I've done loads of 5 million records (using direct and parallel loading options) in less than 2 hours into a massively large table. But then we had the horsepower to do it.

>The tables can easily be divided into smaller symmetrical
>subsets. The tables need to have nightly updates (up to 1 - 2 million)
>and on not to infrequent basis (the data is not ours to be responsible
>for) full loads and indexing must be performed. Currently we are
>implementing a single db on VMS, and it doesn't look like it will be
>able to keep up.

I will be hesitant to put my warehouse eggs into the NT basket. I believe NT is a good operating system, but it's lack of hardware scalibility and the relative immaturity of its cluster technology are huge warning signs IMHO. If you can actually split the warehouse up into (hate to use the word) "datamarts", each totally independant of the other, than NT is definately a possible solution. However, if you simply want to split the data across several Oracle databases, each running on a seperate NT machine and communicating with one another via the distributed database option... Not a choice I would make.

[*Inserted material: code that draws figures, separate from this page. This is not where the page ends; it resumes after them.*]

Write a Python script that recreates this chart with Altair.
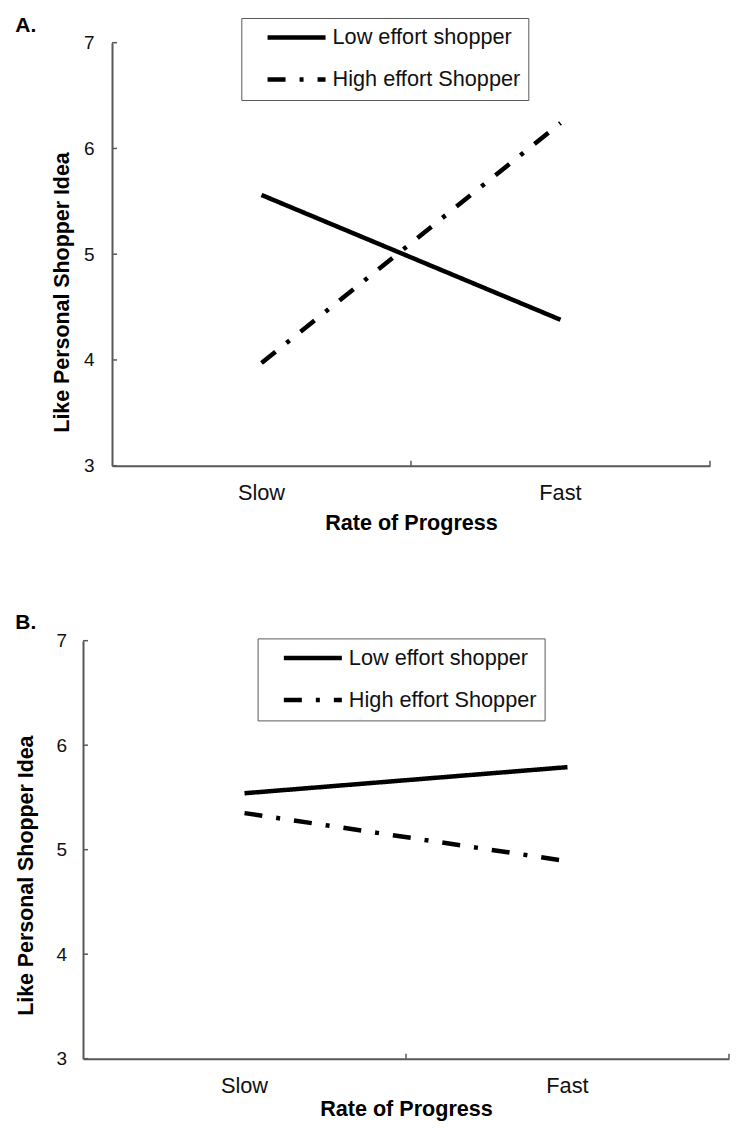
import altair as alt
import pandas as pd

rates = ["Slow", "Fast"]
groups = ["Low effort shopper", "High effort Shopper"]
a_low = [5.56, 4.38]
a_high = [3.97, 6.24]
b_low = [5.54, 5.79]
b_high = [5.35, 4.89]
y_ticks = [3, 4, 5, 6, 7]

FONT = "Liberation Sans"
GRAY = "#595959"


def make_df(low, high):
    rows = []
    for g, vals in zip(groups, [low, high]):
        for r, v in zip(rates, vals):
            rows.append({"rate": r, "group": g, "value": v})
    return pd.DataFrame(rows)


def panel(df, label, w, h, x0, label_y, ylab_pad, ytitle_x, ytitle_y,
          xtitle_y, leg_x, leg_y):
    # x0: inset of the y axis inside the panel's plot area
    xscale = alt.Scale(type="band", domain=rates, range=[x0, w],
                       paddingInner=0, paddingOuter=0)
    yscale = alt.Scale(domain=[3, 7], nice=False, zero=False)
    xaxis = alt.Axis(title="Rate of Progress", labelAngle=0, ticks=False,
                     grid=False, domainColor=GRAY, domainWidth=2,
                     labelFont=FONT, labelFontSize=21.8, labelColor="#111",
                     labelBaseline="alphabetic", labelPadding=34,
                     titleFont=FONT, titleFontSize=21.6, titleFontWeight="bold",
                     titleColor="black", titleBaseline="alphabetic",
                     titleY=xtitle_y)
    yaxis = alt.Axis(title="Like Personal Shopper Idea", values=y_ticks,
                     format="d", ticks=False, grid=False, offset=-x0,
                     domainColor=GRAY, domainWidth=2,
                     labelFont=FONT, labelFontSize=19, labelColor="#111",
                     labelPadding=ylab_pad,
                     titleFont=FONT, titleFontSize=21.4, titleFontWeight="bold",
                     titleColor="black", titleAngle=270,
                     titleBaseline="middle", titleAlign="center",
                     titleX=ytitle_x, titleY=ytitle_y)
    lines = alt.Chart(df).mark_line(color="black", strokeWidth=4.5).encode(
        x=alt.X("rate:N", scale=xscale, bandPosition=0.5, sort=rates, axis=xaxis),
        y=alt.Y("value:Q", scale=yscale, axis=yaxis),
        strokeDash=alt.StrokeDash(
            "group:N",
            scale=alt.Scale(domain=groups, range=[[1, 0], [18, 14, 4, 14]]),
            legend=alt.Legend(orient="none", legendX=leg_x, legendY=leg_y,
                              title=None, symbolType="stroke", symbolSize=3364,
                              symbolStrokeWidth=4.5, symbolStrokeColor="black",
                              symbolOffset=15.75, clipHeight=23,
                              labelFont=FONT, labelFontSize=21.7, labelColor="#111",
                              labelOffset=4.5, labelLimit=0,
                              padding=8, rowPadding=18, strokeColor=GRAY),
        ),
    )
    ytick = alt.Chart(pd.DataFrame({"value": y_ticks})).mark_rule(
        color=GRAY, strokeWidth=1.5).encode(
        y=alt.Y("value:Q", scale=yscale, axis=yaxis),
        x=alt.value(x0), x2=alt.value(x0 + 5))
    tdf = pd.DataFrame({"rate": ["Fast"]})
    xtick_mid = alt.Chart(tdf).mark_rule(color=GRAY, strokeWidth=1.5).encode(
        x=alt.X("rate:N", scale=xscale, bandPosition=0, sort=rates, axis=xaxis),
        y=alt.value(h), y2=alt.value(h - 5))
    xtick_end = alt.Chart(tdf).mark_rule(color=GRAY, strokeWidth=1.5).encode(
        x=alt.X("rate:N", scale=xscale, bandPosition=1, sort=rates, axis=xaxis),
        y=alt.value(h), y2=alt.value(h - 5))
    tag = alt.Chart(pd.DataFrame({"t": [label]})).mark_text(
        align="left", baseline="alphabetic", font=FONT, fontSize=21,
        fontWeight="bold", color="black").encode(
        text="t:N", x=alt.value(-67.7), y=alt.value(label_y))
    return alt.layer(lines, ytick, xtick_mid, xtick_end, tag).properties(
        width=w, height=h)


# both panels share the same plot origin (page x 82.7); panel A's axis is inset
pa = panel(make_df(a_low, a_high), "A.", 627, 423, 29, -11, 18,
           -49.2, 249.3, 64, 158.3, -24.7)
pb = panel(make_df(b_low, b_high), "B.", 646, 418, 0, -12, 16.5,
           -56.2, 234.5, 57, 174.6, -2.3)

chart = alt.concat(pa, pb, columns=1, spacing=77).properties(
    padding={"left": 7, "top": 6.7, "right": 0, "bottom": 0},
).resolve_scale(strokeDash="independent").resolve_legend(
    strokeDash="independent").configure_view(stroke=None)

chart.save("out.html", embed_options={"renderer": "svg", "actions": False})
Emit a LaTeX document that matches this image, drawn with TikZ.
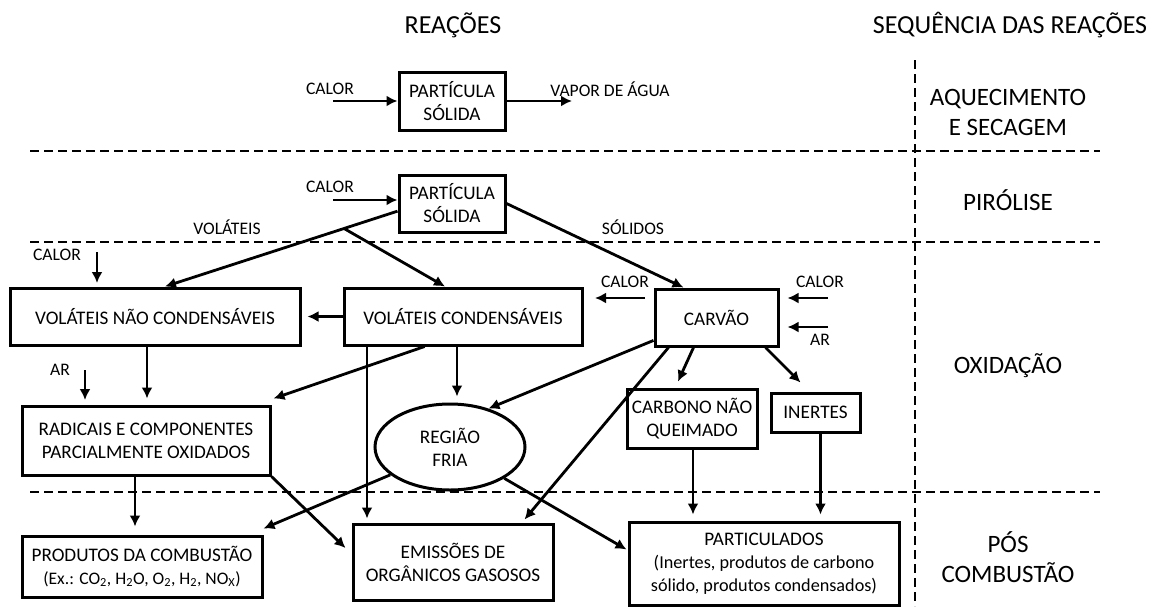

A distributed join has a large performance overhead than a local join. Sure, you have two or more CPUs at work, each doing a "part" of the join, but they need to sync with one another. And totally trash the network as a result. Which is exactly why Oracle developed Oracle Parallel Server - it enables you to have data physically spread across several machines, an d to have a database instance running on each of these machines. Trying to do the same as OPS using stock standard Oracle and its distributed database functionality is a recipe for disaster IMHO.

No comments on ConText as I've smoked it once and did not inhale. ;-)

As a side note, it will be interesting to see how well Linux clusters (I believe this is being developed?) compare to NT's "wolfpack" clusters. Especially when running OPS.

regards,
Billy Received on Fri Jan 22 1999 - 08:10:30 CST